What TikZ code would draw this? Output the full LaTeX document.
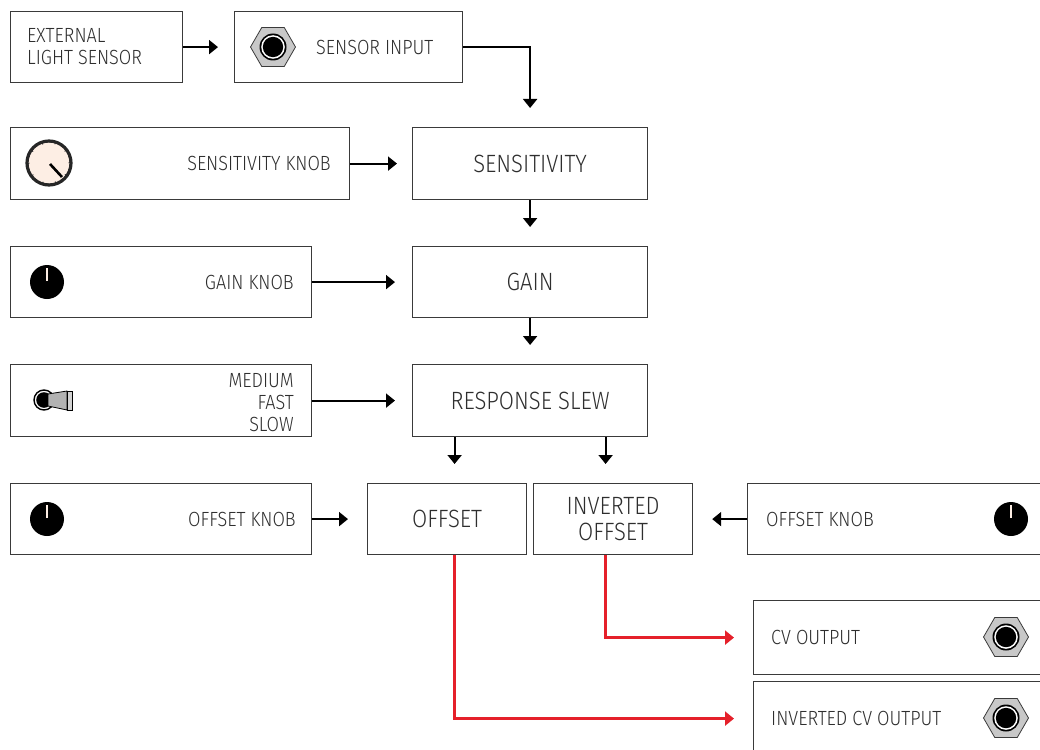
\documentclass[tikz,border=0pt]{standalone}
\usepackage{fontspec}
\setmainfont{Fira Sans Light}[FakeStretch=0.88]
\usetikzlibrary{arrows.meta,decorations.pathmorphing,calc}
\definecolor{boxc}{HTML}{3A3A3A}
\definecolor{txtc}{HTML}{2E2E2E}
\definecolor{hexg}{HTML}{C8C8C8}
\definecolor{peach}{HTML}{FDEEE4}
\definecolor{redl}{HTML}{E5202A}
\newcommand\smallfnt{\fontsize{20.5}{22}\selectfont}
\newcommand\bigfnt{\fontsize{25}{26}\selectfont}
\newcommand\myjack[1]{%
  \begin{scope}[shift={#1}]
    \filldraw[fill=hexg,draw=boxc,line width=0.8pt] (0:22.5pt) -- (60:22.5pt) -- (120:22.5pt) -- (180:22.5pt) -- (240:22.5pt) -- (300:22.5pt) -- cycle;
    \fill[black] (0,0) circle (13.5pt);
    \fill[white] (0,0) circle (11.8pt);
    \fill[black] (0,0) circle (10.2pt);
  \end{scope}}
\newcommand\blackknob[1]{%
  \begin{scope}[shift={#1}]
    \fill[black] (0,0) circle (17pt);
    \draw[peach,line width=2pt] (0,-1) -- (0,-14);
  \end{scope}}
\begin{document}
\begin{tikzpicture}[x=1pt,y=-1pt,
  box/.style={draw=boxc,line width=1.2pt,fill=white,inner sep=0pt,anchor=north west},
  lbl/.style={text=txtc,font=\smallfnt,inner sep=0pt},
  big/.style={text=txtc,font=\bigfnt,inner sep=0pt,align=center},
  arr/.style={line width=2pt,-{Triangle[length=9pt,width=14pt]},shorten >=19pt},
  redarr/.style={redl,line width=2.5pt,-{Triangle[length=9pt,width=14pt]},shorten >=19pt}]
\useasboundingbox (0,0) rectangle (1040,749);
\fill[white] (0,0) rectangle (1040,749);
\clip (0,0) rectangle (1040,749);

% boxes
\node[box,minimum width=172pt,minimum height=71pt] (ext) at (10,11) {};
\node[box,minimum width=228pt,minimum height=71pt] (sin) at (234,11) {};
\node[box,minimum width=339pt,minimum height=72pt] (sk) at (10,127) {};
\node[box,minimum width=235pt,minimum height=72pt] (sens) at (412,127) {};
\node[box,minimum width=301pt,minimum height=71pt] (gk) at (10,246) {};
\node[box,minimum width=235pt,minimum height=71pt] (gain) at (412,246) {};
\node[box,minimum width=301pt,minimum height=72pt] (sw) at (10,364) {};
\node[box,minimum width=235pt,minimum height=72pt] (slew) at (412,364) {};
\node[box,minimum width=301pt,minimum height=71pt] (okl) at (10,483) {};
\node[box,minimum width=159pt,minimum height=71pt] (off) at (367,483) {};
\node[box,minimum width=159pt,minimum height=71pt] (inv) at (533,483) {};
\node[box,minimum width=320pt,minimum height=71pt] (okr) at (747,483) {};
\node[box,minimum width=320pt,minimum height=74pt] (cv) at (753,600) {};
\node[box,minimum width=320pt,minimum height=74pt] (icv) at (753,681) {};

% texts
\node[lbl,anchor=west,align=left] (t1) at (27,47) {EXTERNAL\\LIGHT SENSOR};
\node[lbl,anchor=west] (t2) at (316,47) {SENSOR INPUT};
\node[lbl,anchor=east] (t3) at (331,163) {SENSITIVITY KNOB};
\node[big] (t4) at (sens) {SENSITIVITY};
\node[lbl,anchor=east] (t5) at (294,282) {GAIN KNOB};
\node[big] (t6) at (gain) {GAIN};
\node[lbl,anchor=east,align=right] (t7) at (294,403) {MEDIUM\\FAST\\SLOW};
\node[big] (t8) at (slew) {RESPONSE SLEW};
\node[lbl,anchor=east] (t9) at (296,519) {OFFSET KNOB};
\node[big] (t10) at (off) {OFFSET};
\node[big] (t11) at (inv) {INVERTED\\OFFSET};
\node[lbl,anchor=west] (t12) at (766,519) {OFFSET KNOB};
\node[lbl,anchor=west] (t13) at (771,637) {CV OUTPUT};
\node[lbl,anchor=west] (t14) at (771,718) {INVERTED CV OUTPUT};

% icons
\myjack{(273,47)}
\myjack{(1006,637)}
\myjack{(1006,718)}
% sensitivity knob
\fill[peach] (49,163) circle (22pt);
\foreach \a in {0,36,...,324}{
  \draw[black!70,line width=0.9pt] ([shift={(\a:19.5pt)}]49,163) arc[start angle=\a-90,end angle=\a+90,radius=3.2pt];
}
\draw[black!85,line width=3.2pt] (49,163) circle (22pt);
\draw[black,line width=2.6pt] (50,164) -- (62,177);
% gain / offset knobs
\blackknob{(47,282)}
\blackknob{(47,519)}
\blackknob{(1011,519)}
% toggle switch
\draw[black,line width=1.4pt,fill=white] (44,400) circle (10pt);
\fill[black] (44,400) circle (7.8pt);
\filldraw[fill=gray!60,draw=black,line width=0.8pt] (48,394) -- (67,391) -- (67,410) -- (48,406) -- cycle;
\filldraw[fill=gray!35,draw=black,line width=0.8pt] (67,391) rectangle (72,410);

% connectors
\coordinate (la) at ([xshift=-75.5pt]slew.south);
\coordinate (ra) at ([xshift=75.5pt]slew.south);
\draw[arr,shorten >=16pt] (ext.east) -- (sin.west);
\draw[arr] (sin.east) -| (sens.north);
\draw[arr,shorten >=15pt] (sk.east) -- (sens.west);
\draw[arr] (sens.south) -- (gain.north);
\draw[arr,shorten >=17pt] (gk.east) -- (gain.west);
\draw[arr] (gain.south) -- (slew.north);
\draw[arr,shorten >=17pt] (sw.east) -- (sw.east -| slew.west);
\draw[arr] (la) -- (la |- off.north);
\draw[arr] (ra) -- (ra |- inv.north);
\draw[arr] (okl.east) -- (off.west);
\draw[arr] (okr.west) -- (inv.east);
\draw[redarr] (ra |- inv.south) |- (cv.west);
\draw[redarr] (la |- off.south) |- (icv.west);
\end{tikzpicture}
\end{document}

__BRIEF__. All the lines above are to be reproduced exactly, except the pictures.

__SOLUTION__.
What TikZ code would draw this? Output the full LaTeX document.
\documentclass[tikz,border=0pt]{standalone}
\usepackage{fontspec}
\setmainfont{Fira Sans Light}[FakeStretch=0.88]
\usetikzlibrary{arrows.meta,decorations.pathmorphing,calc}
\definecolor{boxc}{HTML}{3A3A3A}
\definecolor{txtc}{HTML}{2E2E2E}
\definecolor{hexg}{HTML}{C8C8C8}
\definecolor{peach}{HTML}{FDEEE4}
\definecolor{redl}{HTML}{E5202A}
\newcommand\smallfnt{\fontsize{20.5}{22}\selectfont}
\newcommand\bigfnt{\fontsize{25}{26}\selectfont}
\newcommand\myjack[1]{%
  \begin{scope}[shift={#1}]
    \filldraw[fill=hexg,draw=boxc,line width=0.8pt] (0:22.5pt) -- (60:22.5pt) -- (120:22.5pt) -- (180:22.5pt) -- (240:22.5pt) -- (300:22.5pt) -- cycle;
    \fill[black] (0,0) circle (13.5pt);
    \fill[white] (0,0) circle (11.8pt);
    \fill[black] (0,0) circle (10.2pt);
  \end{scope}}
\newcommand\blackknob[1]{%
  \begin{scope}[shift={#1}]
    \fill[black] (0,0) circle (17pt);
    \draw[peach,line width=2pt] (0,-1) -- (0,-14);
  \end{scope}}
\begin{document}
\begin{tikzpicture}[x=1pt,y=-1pt,
  box/.style={draw=boxc,line width=1.2pt,fill=white,inner sep=0pt,anchor=north west},
  lbl/.style={text=txtc,font=\smallfnt,inner sep=0pt},
  big/.style={text=txtc,font=\bigfnt,inner sep=0pt,align=center},
  arr/.style={line width=2pt,-{Triangle[length=9pt,width=14pt]},shorten >=19pt},
  redarr/.style={redl,line width=2.5pt,-{Triangle[length=9pt,width=14pt]},shorten >=19pt}]
\useasboundingbox (0,0) rectangle (1040,749);
\fill[white] (0,0) rectangle (1040,749);
\clip (0,0) rectangle (1040,749);

% boxes
\node[box,minimum width=172pt,minimum height=71pt] (ext) at (10,11) {};
\node[box,minimum width=228pt,minimum height=71pt] (sin) at (234,11) {};
\node[box,minimum width=339pt,minimum height=72pt] (sk) at (10,127) {};
\node[box,minimum width=235pt,minimum height=72pt] (sens) at (412,127) {};
\node[box,minimum width=301pt,minimum height=71pt] (gk) at (10,246) {};
\node[box,minimum width=235pt,minimum height=71pt] (gain) at (412,246) {};
\node[box,minimum width=301pt,minimum height=72pt] (sw) at (10,364) {};
\node[box,minimum width=235pt,minimum height=72pt] (slew) at (412,364) {};
\node[box,minimum width=301pt,minimum height=71pt] (okl) at (10,483) {};
\node[box,minimum width=159pt,minimum height=71pt] (off) at (367,483) {};
\node[box,minimum width=159pt,minimum height=71pt] (inv) at (533,483) {};
\node[box,minimum width=320pt,minimum height=71pt] (okr) at (747,483) {};
\node[box,minimum width=320pt,minimum height=74pt] (cv) at (753,600) {};
\node[box,minimum width=320pt,minimum height=74pt] (icv) at (753,681) {};

% texts
\node[lbl,anchor=west,align=left] (t1) at (27,47) {EXTERNAL\\LIGHT SENSOR};
\node[lbl,anchor=west] (t2) at (316,47) {SENSOR INPUT};
\node[lbl,anchor=east] (t3) at (331,163) {SENSITIVITY KNOB};
\node[big] (t4) at (sens) {SENSITIVITY};
\node[lbl,anchor=east] (t5) at (294,282) {GAIN KNOB};
\node[big] (t6) at (gain) {GAIN};
\node[lbl,anchor=east,align=right] (t7) at (294,403) {MEDIUM\\FAST\\SLOW};
\node[big] (t8) at (slew) {RESPONSE SLEW};
\node[lbl,anchor=east] (t9) at (296,519) {OFFSET KNOB};
\node[big] (t10) at (off) {OFFSET};
\node[big] (t11) at (inv) {INVERTED\\OFFSET};
\node[lbl,anchor=west] (t12) at (766,519) {OFFSET KNOB};
\node[lbl,anchor=west] (t13) at (771,637) {CV OUTPUT};
\node[lbl,anchor=west] (t14) at (771,718) {INVERTED CV OUTPUT};

% icons
\myjack{(273,47)}
\myjack{(1006,637)}
\myjack{(1006,718)}
% sensitivity knob
\fill[peach] (49,163) circle (22pt);
\foreach \a in {0,36,...,324}{
  \draw[black!70,line width=0.9pt] ([shift={(\a:19.5pt)}]49,163) arc[start angle=\a-90,end angle=\a+90,radius=3.2pt];
}
\draw[black!85,line width=3.2pt] (49,163) circle (22pt);
\draw[black,line width=2.6pt] (50,164) -- (62,177);
% gain / offset knobs
\blackknob{(47,282)}
\blackknob{(47,519)}
\blackknob{(1011,519)}
% toggle switch
\draw[black,line width=1.4pt,fill=white] (44,400) circle (10pt);
\fill[black] (44,400) circle (7.8pt);
\filldraw[fill=gray!60,draw=black,line width=0.8pt] (48,394) -- (67,391) -- (67,410) -- (48,406) -- cycle;
\filldraw[fill=gray!35,draw=black,line width=0.8pt] (67,391) rectangle (72,410);

% connectors
\coordinate (la) at ([xshift=-75.5pt]slew.south);
\coordinate (ra) at ([xshift=75.5pt]slew.south);
\draw[arr,shorten >=16pt] (ext.east) -- (sin.west);
\draw[arr] (sin.east) -| (sens.north);
\draw[arr,shorten >=15pt] (sk.east) -- (sens.west);
\draw[arr] (sens.south) -- (gain.north);
\draw[arr,shorten >=17pt] (gk.east) -- (gain.west);
\draw[arr] (gain.south) -- (slew.north);
\draw[arr,shorten >=17pt] (sw.east) -- (sw.east -| slew.west);
\draw[arr] (la) -- (la |- off.north);
\draw[arr] (ra) -- (ra |- inv.north);
\draw[arr] (okl.east) -- (off.west);
\draw[arr] (okr.west) -- (inv.east);
\draw[redarr] (ra |- inv.south) |- (cv.west);
\draw[redarr] (la |- off.south) |- (icv.west);
\end{tikzpicture}
\end{document}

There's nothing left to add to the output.